_Given information_:
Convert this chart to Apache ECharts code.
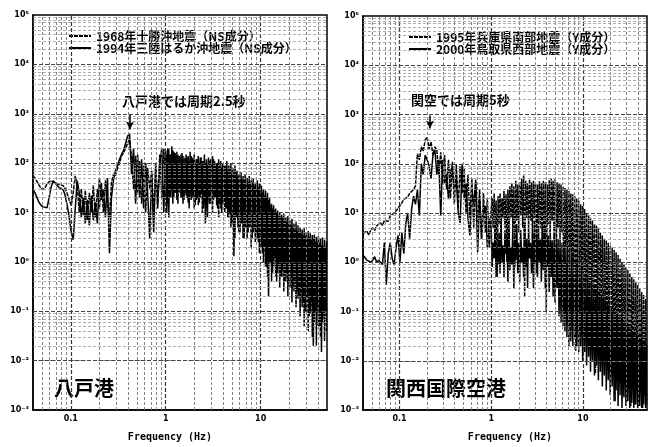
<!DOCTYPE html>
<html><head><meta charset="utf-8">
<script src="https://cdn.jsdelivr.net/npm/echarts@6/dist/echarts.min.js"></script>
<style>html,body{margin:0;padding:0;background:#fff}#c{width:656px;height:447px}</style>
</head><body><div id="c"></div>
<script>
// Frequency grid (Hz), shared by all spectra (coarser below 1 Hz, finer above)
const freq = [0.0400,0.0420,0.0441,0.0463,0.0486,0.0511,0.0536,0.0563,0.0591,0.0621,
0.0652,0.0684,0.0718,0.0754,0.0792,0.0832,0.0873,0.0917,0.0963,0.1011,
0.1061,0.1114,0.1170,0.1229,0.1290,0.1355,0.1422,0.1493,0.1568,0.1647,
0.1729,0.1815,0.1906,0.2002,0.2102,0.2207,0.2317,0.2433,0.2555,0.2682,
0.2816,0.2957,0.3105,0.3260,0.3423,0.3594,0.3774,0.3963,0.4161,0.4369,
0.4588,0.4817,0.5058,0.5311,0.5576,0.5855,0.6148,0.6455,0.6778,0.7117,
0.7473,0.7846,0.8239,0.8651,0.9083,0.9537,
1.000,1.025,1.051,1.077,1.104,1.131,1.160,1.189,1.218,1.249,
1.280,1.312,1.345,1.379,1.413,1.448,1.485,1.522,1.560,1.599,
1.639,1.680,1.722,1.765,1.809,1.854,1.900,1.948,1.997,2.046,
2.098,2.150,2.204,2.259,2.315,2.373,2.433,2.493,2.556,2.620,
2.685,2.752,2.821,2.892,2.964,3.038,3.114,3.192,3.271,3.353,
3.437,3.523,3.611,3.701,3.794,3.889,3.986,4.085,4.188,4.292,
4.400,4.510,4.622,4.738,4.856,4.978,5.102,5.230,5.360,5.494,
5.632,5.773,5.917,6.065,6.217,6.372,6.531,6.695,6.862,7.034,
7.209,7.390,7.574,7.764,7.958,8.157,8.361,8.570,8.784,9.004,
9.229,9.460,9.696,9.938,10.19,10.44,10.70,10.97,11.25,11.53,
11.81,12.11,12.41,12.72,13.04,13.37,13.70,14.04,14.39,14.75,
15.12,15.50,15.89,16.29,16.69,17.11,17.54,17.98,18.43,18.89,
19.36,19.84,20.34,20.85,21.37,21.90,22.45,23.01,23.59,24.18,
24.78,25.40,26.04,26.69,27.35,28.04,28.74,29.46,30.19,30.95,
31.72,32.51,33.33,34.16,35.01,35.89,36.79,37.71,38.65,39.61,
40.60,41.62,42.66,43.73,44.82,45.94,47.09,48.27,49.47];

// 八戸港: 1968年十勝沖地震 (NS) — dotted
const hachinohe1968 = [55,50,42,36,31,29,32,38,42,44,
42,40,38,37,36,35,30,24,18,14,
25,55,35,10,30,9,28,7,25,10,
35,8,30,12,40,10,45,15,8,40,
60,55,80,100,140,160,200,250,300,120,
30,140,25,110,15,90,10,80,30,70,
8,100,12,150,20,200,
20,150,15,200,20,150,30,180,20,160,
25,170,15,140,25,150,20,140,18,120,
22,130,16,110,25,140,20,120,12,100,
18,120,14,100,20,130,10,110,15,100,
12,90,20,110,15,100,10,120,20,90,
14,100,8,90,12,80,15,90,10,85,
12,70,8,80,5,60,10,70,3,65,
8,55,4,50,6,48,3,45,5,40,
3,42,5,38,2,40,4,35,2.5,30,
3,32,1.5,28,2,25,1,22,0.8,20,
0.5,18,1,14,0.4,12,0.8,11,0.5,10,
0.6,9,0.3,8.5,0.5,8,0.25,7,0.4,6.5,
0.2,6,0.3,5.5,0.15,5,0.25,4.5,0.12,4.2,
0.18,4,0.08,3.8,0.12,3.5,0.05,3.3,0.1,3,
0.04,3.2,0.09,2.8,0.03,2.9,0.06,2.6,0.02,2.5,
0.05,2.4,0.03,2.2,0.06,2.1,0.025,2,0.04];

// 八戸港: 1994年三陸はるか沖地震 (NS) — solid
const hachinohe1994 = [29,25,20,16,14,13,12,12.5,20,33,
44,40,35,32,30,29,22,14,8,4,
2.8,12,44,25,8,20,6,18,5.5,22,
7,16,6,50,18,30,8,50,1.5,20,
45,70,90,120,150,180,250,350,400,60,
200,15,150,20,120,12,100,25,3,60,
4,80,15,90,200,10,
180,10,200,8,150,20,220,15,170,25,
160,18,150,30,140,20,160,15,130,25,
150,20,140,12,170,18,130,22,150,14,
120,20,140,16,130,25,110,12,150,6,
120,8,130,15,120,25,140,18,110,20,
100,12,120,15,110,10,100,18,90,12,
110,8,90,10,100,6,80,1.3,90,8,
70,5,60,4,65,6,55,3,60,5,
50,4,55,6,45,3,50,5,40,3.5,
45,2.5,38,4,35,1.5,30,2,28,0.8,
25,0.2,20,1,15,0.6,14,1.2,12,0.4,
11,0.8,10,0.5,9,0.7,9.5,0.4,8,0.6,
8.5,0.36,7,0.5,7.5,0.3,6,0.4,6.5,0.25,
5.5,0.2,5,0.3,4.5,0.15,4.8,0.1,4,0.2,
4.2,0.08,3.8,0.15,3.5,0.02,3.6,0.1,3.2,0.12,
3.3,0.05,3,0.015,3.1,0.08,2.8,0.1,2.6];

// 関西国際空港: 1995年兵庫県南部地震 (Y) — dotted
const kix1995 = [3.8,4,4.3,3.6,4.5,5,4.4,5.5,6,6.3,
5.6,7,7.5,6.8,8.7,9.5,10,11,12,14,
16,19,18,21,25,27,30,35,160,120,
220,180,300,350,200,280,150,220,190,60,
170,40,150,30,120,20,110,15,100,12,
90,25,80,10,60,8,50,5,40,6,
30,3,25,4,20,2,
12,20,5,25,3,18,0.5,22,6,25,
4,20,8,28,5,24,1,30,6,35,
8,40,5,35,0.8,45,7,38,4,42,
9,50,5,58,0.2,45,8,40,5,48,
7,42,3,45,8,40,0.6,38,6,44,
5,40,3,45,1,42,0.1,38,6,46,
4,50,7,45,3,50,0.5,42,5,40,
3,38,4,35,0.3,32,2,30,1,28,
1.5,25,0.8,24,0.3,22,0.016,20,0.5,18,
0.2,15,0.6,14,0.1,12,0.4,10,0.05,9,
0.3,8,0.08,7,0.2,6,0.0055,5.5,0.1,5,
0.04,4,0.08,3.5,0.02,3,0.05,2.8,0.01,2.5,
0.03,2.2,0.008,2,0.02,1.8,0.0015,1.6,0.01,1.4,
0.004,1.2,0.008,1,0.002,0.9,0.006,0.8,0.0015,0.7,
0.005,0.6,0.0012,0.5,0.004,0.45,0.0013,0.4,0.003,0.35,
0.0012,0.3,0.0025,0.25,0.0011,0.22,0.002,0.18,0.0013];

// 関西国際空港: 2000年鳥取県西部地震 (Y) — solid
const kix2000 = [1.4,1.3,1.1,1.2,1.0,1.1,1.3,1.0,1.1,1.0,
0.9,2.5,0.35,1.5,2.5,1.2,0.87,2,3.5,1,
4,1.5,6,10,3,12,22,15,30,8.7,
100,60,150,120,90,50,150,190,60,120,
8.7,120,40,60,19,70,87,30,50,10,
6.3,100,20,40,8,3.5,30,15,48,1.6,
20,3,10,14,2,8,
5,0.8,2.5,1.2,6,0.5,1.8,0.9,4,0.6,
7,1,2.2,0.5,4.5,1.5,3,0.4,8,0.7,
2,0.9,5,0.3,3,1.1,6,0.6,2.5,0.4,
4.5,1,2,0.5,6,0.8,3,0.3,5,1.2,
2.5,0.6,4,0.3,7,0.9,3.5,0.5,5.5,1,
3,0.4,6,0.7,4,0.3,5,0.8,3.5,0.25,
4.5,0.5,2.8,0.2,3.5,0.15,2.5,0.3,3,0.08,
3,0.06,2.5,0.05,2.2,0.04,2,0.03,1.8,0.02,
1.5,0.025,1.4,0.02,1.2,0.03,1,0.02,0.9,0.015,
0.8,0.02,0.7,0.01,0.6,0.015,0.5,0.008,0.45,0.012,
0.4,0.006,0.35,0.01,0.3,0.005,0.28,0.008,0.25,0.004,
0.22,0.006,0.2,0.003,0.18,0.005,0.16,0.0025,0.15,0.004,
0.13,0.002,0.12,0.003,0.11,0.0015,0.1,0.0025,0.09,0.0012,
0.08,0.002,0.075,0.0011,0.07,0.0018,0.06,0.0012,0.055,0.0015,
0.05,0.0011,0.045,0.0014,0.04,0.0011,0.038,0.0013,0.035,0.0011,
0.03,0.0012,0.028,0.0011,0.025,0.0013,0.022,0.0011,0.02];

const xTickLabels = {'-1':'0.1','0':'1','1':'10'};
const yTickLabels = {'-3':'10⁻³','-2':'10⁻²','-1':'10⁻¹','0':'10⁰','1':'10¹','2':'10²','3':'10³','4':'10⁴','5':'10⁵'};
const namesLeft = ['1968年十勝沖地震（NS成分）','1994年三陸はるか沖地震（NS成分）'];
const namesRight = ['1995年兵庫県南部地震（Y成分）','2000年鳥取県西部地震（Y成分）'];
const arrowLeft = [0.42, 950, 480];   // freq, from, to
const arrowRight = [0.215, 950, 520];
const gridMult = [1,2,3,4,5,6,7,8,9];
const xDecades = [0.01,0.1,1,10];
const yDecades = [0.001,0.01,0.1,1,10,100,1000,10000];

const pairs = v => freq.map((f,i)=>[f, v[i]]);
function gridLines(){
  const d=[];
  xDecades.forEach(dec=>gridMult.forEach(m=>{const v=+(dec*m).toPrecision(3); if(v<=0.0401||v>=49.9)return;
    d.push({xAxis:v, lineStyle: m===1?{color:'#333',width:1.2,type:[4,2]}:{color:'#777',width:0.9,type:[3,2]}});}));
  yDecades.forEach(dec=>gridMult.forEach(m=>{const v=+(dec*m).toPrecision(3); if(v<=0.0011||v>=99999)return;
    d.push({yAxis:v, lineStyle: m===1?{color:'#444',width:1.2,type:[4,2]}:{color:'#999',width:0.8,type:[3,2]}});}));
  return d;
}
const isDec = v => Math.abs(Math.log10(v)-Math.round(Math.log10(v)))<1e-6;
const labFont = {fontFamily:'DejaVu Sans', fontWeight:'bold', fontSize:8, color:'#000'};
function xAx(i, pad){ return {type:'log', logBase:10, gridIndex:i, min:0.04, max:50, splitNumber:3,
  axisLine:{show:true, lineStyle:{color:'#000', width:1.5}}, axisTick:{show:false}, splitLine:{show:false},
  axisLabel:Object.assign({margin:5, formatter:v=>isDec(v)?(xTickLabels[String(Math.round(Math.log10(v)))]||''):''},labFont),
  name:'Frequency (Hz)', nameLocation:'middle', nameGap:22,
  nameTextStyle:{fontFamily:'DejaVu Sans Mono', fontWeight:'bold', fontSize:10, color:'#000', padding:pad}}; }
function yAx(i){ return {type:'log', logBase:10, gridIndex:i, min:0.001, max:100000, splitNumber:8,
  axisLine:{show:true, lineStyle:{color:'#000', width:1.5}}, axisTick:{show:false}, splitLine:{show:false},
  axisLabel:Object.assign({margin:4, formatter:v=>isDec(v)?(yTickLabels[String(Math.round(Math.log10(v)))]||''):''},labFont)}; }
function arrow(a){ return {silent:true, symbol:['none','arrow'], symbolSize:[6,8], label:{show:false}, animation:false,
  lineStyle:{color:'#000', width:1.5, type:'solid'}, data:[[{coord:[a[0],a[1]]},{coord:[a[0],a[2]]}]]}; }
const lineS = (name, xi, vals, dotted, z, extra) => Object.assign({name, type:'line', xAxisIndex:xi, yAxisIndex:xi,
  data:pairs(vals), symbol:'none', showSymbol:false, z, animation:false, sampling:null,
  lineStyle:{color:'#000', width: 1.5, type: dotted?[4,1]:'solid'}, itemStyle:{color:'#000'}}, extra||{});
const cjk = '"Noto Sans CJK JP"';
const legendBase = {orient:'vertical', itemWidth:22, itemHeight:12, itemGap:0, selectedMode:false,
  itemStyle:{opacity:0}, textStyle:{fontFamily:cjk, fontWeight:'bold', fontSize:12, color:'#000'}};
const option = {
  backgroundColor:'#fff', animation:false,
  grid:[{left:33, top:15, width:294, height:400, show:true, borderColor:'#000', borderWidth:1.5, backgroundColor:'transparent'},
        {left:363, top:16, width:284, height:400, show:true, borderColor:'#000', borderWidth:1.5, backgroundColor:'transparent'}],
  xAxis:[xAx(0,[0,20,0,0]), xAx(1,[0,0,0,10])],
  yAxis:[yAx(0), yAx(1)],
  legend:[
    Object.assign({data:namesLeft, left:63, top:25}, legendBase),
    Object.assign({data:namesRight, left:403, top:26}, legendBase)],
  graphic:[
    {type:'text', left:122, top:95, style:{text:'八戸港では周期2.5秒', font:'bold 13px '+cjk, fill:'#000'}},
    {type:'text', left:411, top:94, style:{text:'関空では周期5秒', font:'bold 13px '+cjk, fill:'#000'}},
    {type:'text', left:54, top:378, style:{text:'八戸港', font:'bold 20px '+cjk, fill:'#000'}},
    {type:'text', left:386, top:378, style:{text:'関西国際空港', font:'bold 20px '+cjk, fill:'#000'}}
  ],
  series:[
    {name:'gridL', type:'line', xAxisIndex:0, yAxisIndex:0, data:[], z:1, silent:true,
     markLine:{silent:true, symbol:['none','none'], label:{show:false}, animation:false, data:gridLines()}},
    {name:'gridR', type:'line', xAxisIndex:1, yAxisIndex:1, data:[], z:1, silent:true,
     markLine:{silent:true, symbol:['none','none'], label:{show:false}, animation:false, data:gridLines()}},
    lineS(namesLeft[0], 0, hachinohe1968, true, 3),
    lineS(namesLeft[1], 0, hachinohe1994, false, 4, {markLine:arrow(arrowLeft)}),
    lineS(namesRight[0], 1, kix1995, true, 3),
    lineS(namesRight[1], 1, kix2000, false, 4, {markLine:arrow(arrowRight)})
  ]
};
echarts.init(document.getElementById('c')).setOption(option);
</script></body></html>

_Challenge_: Skip every picture and return the lines above from the top through the one that contains "40.60,41.62,42.66,43.73,44.82,45.94,47.09,48.27,49.47];".

_Answer to the task_:
Convert this chart to Apache ECharts code.
<!DOCTYPE html>
<html><head><meta charset="utf-8">
<script src="https://cdn.jsdelivr.net/npm/echarts@6/dist/echarts.min.js"></script>
<style>html,body{margin:0;padding:0;background:#fff}#c{width:656px;height:447px}</style>
</head><body><div id="c"></div>
<script>
// Frequency grid (Hz), shared by all spectra (coarser below 1 Hz, finer above)
const freq = [0.0400,0.0420,0.0441,0.0463,0.0486,0.0511,0.0536,0.0563,0.0591,0.0621,
0.0652,0.0684,0.0718,0.0754,0.0792,0.0832,0.0873,0.0917,0.0963,0.1011,
0.1061,0.1114,0.1170,0.1229,0.1290,0.1355,0.1422,0.1493,0.1568,0.1647,
0.1729,0.1815,0.1906,0.2002,0.2102,0.2207,0.2317,0.2433,0.2555,0.2682,
0.2816,0.2957,0.3105,0.3260,0.3423,0.3594,0.3774,0.3963,0.4161,0.4369,
0.4588,0.4817,0.5058,0.5311,0.5576,0.5855,0.6148,0.6455,0.6778,0.7117,
0.7473,0.7846,0.8239,0.8651,0.9083,0.9537,
1.000,1.025,1.051,1.077,1.104,1.131,1.160,1.189,1.218,1.249,
1.280,1.312,1.345,1.379,1.413,1.448,1.485,1.522,1.560,1.599,
1.639,1.680,1.722,1.765,1.809,1.854,1.900,1.948,1.997,2.046,
2.098,2.150,2.204,2.259,2.315,2.373,2.433,2.493,2.556,2.620,
2.685,2.752,2.821,2.892,2.964,3.038,3.114,3.192,3.271,3.353,
3.437,3.523,3.611,3.701,3.794,3.889,3.986,4.085,4.188,4.292,
4.400,4.510,4.622,4.738,4.856,4.978,5.102,5.230,5.360,5.494,
5.632,5.773,5.917,6.065,6.217,6.372,6.531,6.695,6.862,7.034,
7.209,7.390,7.574,7.764,7.958,8.157,8.361,8.570,8.784,9.004,
9.229,9.460,9.696,9.938,10.19,10.44,10.70,10.97,11.25,11.53,
11.81,12.11,12.41,12.72,13.04,13.37,13.70,14.04,14.39,14.75,
15.12,15.50,15.89,16.29,16.69,17.11,17.54,17.98,18.43,18.89,
19.36,19.84,20.34,20.85,21.37,21.90,22.45,23.01,23.59,24.18,
24.78,25.40,26.04,26.69,27.35,28.04,28.74,29.46,30.19,30.95,
31.72,32.51,33.33,34.16,35.01,35.89,36.79,37.71,38.65,39.61,
40.60,41.62,42.66,43.73,44.82,45.94,47.09,48.27,49.47];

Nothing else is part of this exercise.